It's electric over hydraulic for the 3rd function valve on the loader (this controls the plow angle.) It's a standard Kubota kit. With the kit a you get a new loader joystick with toggle switch and a disconnect button (shown in the picture.)

As for the snowblower control, there's a set of remotes in the rear that control the discharge chute on the snow blower (one for rotation and one for angle adjust.) I'm actually thinking of getting a 3rd one installed so I can use a hydraulic toplink (makes mounting and adjusting implements a lot easier.)

Also, on the L60 series, they have really cool feature not found on any other tractor that I'm aware of. It's an RPM throttle control on the loader joystick (there's an additional button on the front of the handle (not shown in the picture.)) I can program it in the computer to a specific engine RPM and push it for on-demand throttle-up of the engine up. This works out great when I want to run the PTO at full speed for short period of time or just operate the loader at full speed when standing still (the tractor has an HST+ transmissions so you don't have to manually adjust throttle for speed, plus it will auto-shift on the fly.)



512high;1706252 said:


> small world you lived in Nashua! What state now? I think we got 8-10",what a longgggggg nite, Saturday I will be in my Kubota pushing banks.stacking etc, more fun then being in a plow truck for 18 hours I think! Again real nice setup you have best of luck!

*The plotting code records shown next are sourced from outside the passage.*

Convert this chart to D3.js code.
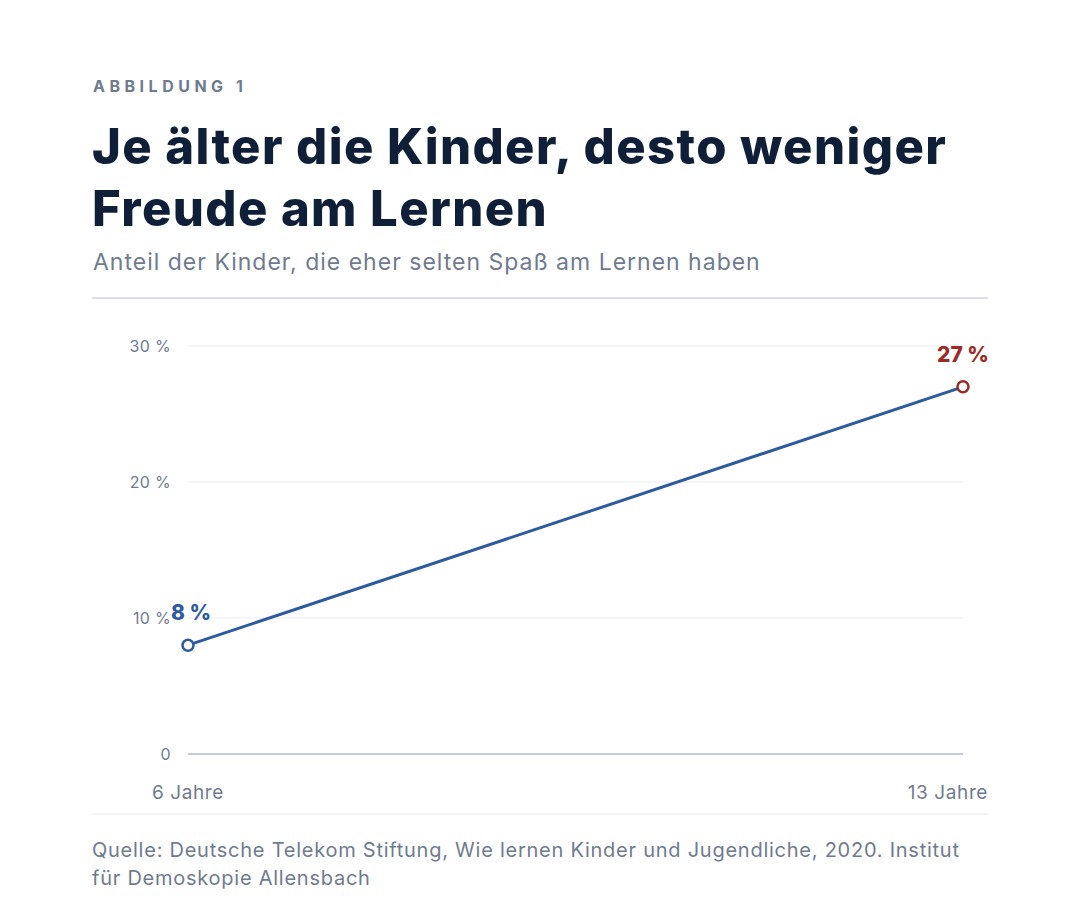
<!DOCTYPE html>
<html>
<head>
<meta charset="utf-8">
<script src="https://cdn.jsdelivr.net/npm/d3@7"></script>
<style>
  body { margin: 0; background: #fff; }
  svg { display: block; }
</style>
</head>
<body>
<div id="chart"></div>
<script>
// Data
var ages = ["6 Jahre", "13 Jahre"];
var shares = [8, 27];
var yTicks = [0, 10, 20, 30];
var labelColors = ["#2d5b9f", "#9c2a27"];

var W = 1080, H = 918;
var font = "Inter, 'Open Sans', sans-serif";
var grey = "#6f7b8f";

var svg = d3
  .select("#chart")
  .append("svg")
  .attr("width", W)
  .attr("height", H);

// Header
svg.append("text")
  .attr("x", 93).attr("y", 92)
  .style("font-family", font)
  .style("font-size", "16px")
  .style("font-weight", 700)
  .style("letter-spacing", "4.5px")
  .style("fill", grey)
  .text("ABBILDUNG 1");

var titleLines = ["Je älter die Kinder, desto weniger", "Freude am Lernen"];
svg.selectAll(".title")
  .data(titleLines)
  .enter()
  .append("text")
  .attr("class", "title")
  .attr("x", 92)
  .attr("y", function (d, i) { return 164 + i * 62; })
  .style("font-family", font)
  .style("font-size", "49px")
  .style("font-weight", 800)
  .style("letter-spacing", "1.4px")
  .style("fill", "#0f1f38")
  .text(function (d) { return d; });

svg.append("text")
  .attr("x", 93).attr("y", 270)
  .style("font-family", font)
  .style("font-size", "23px")
  .style("letter-spacing", "1px")
  .style("fill", grey)
  .text("Anteil der Kinder, die eher selten Spaß am Lernen haben");

svg.append("line")
  .attr("x1", 92).attr("x2", 988)
  .attr("y1", 298).attr("y2", 298)
  .style("stroke", "#b9c0cf")
  .style("stroke-width", 1.2);

// Scales
var x = d3.scalePoint().domain(ages).range([188, 963]);
var y = d3.scaleLinear().domain([0, 30]).range([754, 346]);

// Gridlines
svg.selectAll(".grid")
  .data(yTicks)
  .enter()
  .append("line")
  .attr("x1", 188).attr("x2", 963)
  .attr("y1", function (d) { return y(d); })
  .attr("y2", function (d) { return y(d); })
  .style("stroke", function (d) { return d === 0 ? "#8c9ab0" : "#e9edf2"; })
  .style("stroke-width", 1);

// Y axis labels
svg.selectAll(".ylab")
  .data(yTicks)
  .enter()
  .append("text")
  .attr("x", 171)
  .attr("y", function (d) { return y(d) + 6; })
  .attr("text-anchor", "end")
  .style("font-family", font)
  .style("font-size", "16px")
  .style("letter-spacing", "0.3px")
  .style("fill", grey)
  .text(function (d) { return d === 0 ? "0" : d + " %"; });

// X axis labels
svg.selectAll(".xlab")
  .data(ages)
  .enter()
  .append("text")
  .attr("x", function (d, i) { return i === 0 ? 152 : 988; })
  .attr("y", 799)
  .attr("text-anchor", function (d, i) { return i === 0 ? "start" : "end"; })
  .style("font-family", font)
  .style("font-size", "19px")
  .style("letter-spacing", "0.6px")
  .style("fill", grey)
  .text(function (d) { return d; });

// Line
var line = d3.line()
  .x(function (d, i) { return x(ages[i]); })
  .y(function (d) { return y(d); });

svg.append("path")
  .datum(shares)
  .attr("d", line)
  .style("fill", "none")
  .style("stroke", "#2d5b9f")
  .style("stroke-width", 3);

svg.selectAll(".dot")
  .data(shares)
  .enter()
  .append("circle")
  .attr("cx", function (d, i) { return x(ages[i]); })
  .attr("cy", function (d) { return y(d); })
  .attr("r", 5.5)
  .style("fill", "#fff")
  .style("stroke", function (d, i) { return labelColors[i]; })
  .style("stroke-width", 2.5);

svg.selectAll(".vlab")
  .data(shares)
  .enter()
  .append("text")
  .attr("x", function (d, i) { return x(ages[i]) + (i === 0 ? 3 : 0); })
  .attr("y", function (d) { return y(d) - 25; })
  .attr("text-anchor", "middle")
  .style("font-family", font)
  .style("font-size", "21px")
  .style("font-weight", 800)
  .style("fill", function (d, i) { return labelColors[i]; })
  .text(function (d) { return d + " %"; });

// Footer
svg.append("line")
  .attr("x1", 92).attr("x2", 988)
  .attr("y1", 814).attr("y2", 814)
  .style("stroke", "#e6e9ee")
  .style("stroke-width", 1);

var sourceLines = [
  "Quelle: Deutsche Telekom Stiftung, Wie lernen Kinder und Jugendliche, 2020. Institut",
  "für Demoskopie Allensbach"
];
svg.selectAll(".src")
  .data(sourceLines)
  .enter()
  .append("text")
  .attr("x", 92)
  .attr("y", function (d, i) { return 857 + i * 28; })
  .style("font-family", font)
  .style("font-size", "20px")
  .style("letter-spacing", "0.75px")
  .style("fill", grey)
  .text(function (d) { return d; });
</script>
</body>
</html>
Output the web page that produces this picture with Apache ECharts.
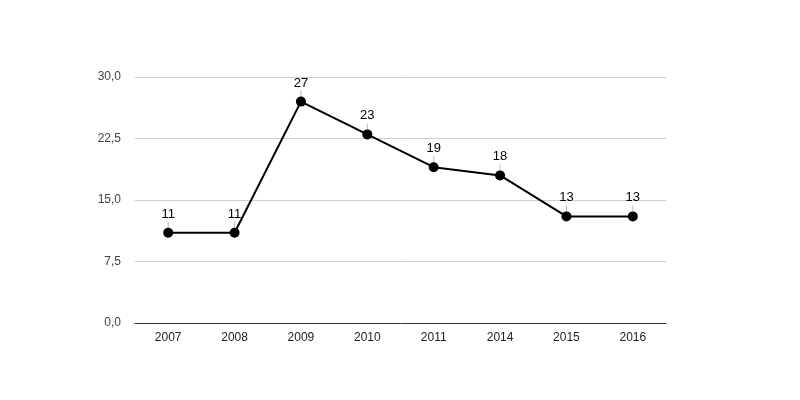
<!DOCTYPE html>
<html><head><meta charset="utf-8">
<script src="https://cdn.jsdelivr.net/npm/echarts@6/dist/echarts.min.js"></script>
<style>html,body{margin:0;padding:0;background:#fff}#c{width:800px;height:400px}</style>
</head><body><div id="c"></div>
<script>
const categories = ['2007','2008','2009','2010','2011','2014','2015','2016'];
const values = [11, 11, 27, 23, 19, 18, 13, 13];
const chart = echarts.init(document.getElementById('c'));
chart.setOption({
  animation: false,
  grid: {left: 135, right: 134, top: 77, bottom: 77},
  xAxis: {
    type: 'category', data: categories, boundaryGap: true,
    axisLine: {lineStyle: {color: '#333', width: 1}},
    axisTick: {show: false},
    axisLabel: {color: '#222', fontSize: 12, fontFamily: '"Liberation Sans", Arial, sans-serif', margin: 9}
  },
  yAxis: {
    type: 'value', min: 0, max: 30, interval: 7.5,
    axisLine: {show: false}, axisTick: {show: false},
    splitLine: {lineStyle: {color: '#cccccc'}},
    axisLabel: {color: '#444', fontSize: 12, fontFamily: '"Liberation Sans", Arial, sans-serif', margin: 14,
      formatter: v => v.toFixed(1).replace('.', ',')}
  },
  series: [
    {
      type: 'scatter', data: values, symbol: 'rect', symbolSize: [1, 6], symbolOffset: [0, -8],
      itemStyle: {color: '#aaaaaa'}, z: 1, silent: true
    },
    {
      type: 'line', data: values, symbol: 'circle', symbolSize: 10, z: 3,
      lineStyle: {color: '#000', width: 2},
      itemStyle: {color: '#000'},
      label: {show: true, position: 'top', distance: 7, color: '#000', fontSize: 13,
        fontFamily: '"Liberation Sans", Arial, sans-serif'}
    }
  ]
});
</script></body></html>
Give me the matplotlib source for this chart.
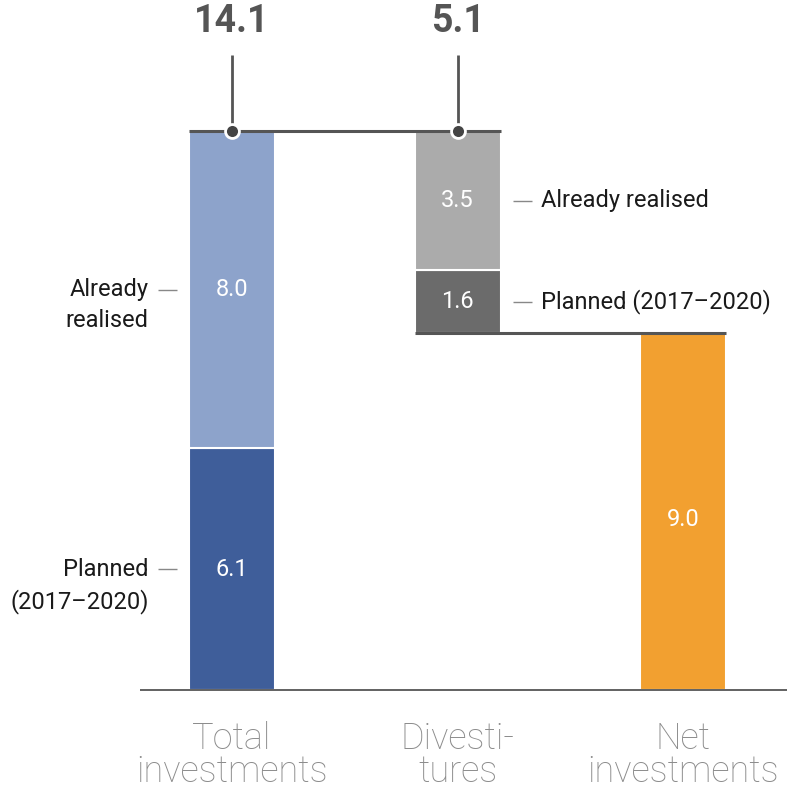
import matplotlib.pyplot as plt

plt.rcParams['font.family'] = ['Roboto', 'DejaVu Sans']

# data (EUR bn)
categories = ['Total\ninvestments', 'Divesti-\ntures', 'Net\ninvestments']
total_planned = 6.1
total_realised = 8.0
div_realised = 3.5
div_planned = 1.6
net_value = 9.0
total_value = total_planned + total_realised
div_value = div_realised + div_planned

C_BLUE_DARK = '#3f5e9a'
C_BLUE_LIGHT = '#8da3cb'
C_GREY_LIGHT = '#ababab'
C_GREY_DARK = '#6b6b6b'
C_ORANGE = '#f2a030'
C_LINE = '#555555'

fig = plt.figure(figsize=(7.87, 7.92), dpi=100)
ax = fig.add_axes([0, 0, 1, 1])
ax.set_xlim(-1.029, 2.461)
ax.set_ylim(-2.576, 17.42)
ax.axis('off')

w = 0.381
x = [0, 1, 2]

# total investments
ax.bar(x[0], total_planned, w, color=C_BLUE_DARK, edgecolor='white', linewidth=1.5)
ax.bar(x[0], total_realised, w, bottom=total_planned, color=C_BLUE_LIGHT,
       edgecolor='white', linewidth=1.5)
# divestitures (floating)
ax.bar(x[1], div_planned, w, bottom=net_value, color=C_GREY_DARK,
       edgecolor='white', linewidth=1.5)
ax.bar(x[1], div_realised, w, bottom=net_value + div_planned, color=C_GREY_LIGHT,
       edgecolor='white', linewidth=1.5)
# net investments
ax.bar(x[2], net_value, w, color=C_ORANGE, edgecolor='white', linewidth=1.5)

# connector lines
ax.hlines(total_value, x[0] - w / 2, x[1] + w / 2, color=C_LINE, lw=2.2, zorder=3)
ax.hlines(net_value, x[1] - w / 2, x[2] + w / 2, color=C_LINE, lw=2.2, zorder=3)
ax.hlines(0, -0.41, 2.47, color=C_LINE, lw=1.3, zorder=3)

# top callouts
for xi, lab in zip(x[:2], ['%.1f' % total_value, '%.1f' % div_value]):
    ax.vlines(xi, total_value, 16.03, color=C_LINE, lw=2, zorder=3)
    ax.plot(xi, total_value, 'o', ms=10, color='#444444', mec='white', mew=2, zorder=4)
    ax.text(xi, 16.87, lab, ha='center', va='center', fontsize=27,
            fontweight='bold', color=C_LINE)

# values inside bars
seg_labels = [
    (x[0], total_planned / 2, total_planned),
    (x[0], total_planned + total_realised / 2, total_realised),
    (x[1], net_value + div_planned / 2, div_planned),
    (x[1], net_value + div_planned + div_realised / 2, div_realised),
    (x[2], net_value / 2 - 0.2, net_value),
]
for xi, yi, v in seg_labels:
    ax.text(xi, yi, '%.1f' % v, ha='center', va='center', fontsize=17, color='white')

# side annotations
side_kw = dict(fontsize=17, fontweight='normal', color='#1a1a1a', va='center')
dash_kw = dict(color='#888888', lw=1)
# left side (total investments)
ax.hlines(total_planned + total_realised / 2, -0.33, -0.245, **dash_kw)
ax.text(-0.37, total_planned + total_realised / 2, 'Already', ha='right', **side_kw)
ax.text(-0.37, total_planned + total_realised / 2 - 0.76, 'realised', ha='right', **side_kw)
ax.hlines(total_planned / 2, -0.33, -0.245, **dash_kw)
ax.text(-0.37, total_planned / 2, 'Planned', ha='right', **side_kw)
ax.text(-0.37, total_planned / 2 - 0.81, '(2017\u20132020)', ha='right', **side_kw)
# right side (divestitures)
yr = net_value + div_planned + div_realised / 2
yp = net_value + div_planned / 2
ax.hlines([yr, yp], 1.245, 1.33, **dash_kw)
ax.text(1.37, yr, 'Already realised', ha='left', **side_kw)
ax.text(1.37, yp, 'Planned (2017\u20132020)', ha='left', **side_kw)

# category labels
for xi, cat in zip(x, categories):
    l1, l2 = cat.split('\n')
    ax.text(xi, -1.25, l1, ha='center', va='center', fontsize=26,
            fontweight='light', color='#8c8c8c')
    ax.text(xi, -2.08, l2, ha='center', va='center', fontsize=26,
            fontweight='light', color='#8c8c8c')

fig.savefig('out.png', dpi=100)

Just noticed it says New England (I need to fix this), however I live in Oxford, MA now. Just over the border from CT off of RT 395. At least where I am, I don't think we got more than 5-6" at most.

No doubt it's more fun, and good luck with snow clearing tomorrow!


----------



## Mr.Markus (Jan 7, 2010)

I'm debating the Kubota 3rd valve right now for my 5740
With all the ice damaged trees we have I bought a grapple bucket and can't decide whether I want to spent the $700 or for about $150 at the hydraulic store buy some hose and couplers and run it off the back. The toggle sure sounds more convienient.


----------



## ericdube (Sep 4, 2013)

Mr.Markus;1706480 said:


> I'm debating the Kubota 3rd valve right now for my 5740
> With all the ice damaged trees we have I bought a grapple bucket and can't decide whether I want to spent the $700 or for about $150 at the hydraulic store buy some hose and couplers and run it off the back. The toggle sure sounds more convienient.


Very nice setup you have!

I hear you on the cost. Nothing for Kubota is ever cheap considering what you get. Although, having used the 3rd function valve control for plowing, I wouldn't even consider running it off the remote hydraulics. The convenience is paramount with having everything controllable from the same loader joystick. I can't imagine how you'd be able to be productive with a grapple using one of the rear remotes to control the open and close function. In my opinion, it's so much more fluid and usable with the control on the loader joystick.


----------



## Mr.Markus (Jan 7, 2010)

I agree, I just wanted someone to give me the go ahead to spend the money by reinforcing what I already know .LOL


----------



## ericdube (Sep 4, 2013)

LOL! I know what you mean. Sometimes I think there needs to be a support group for this stuff! 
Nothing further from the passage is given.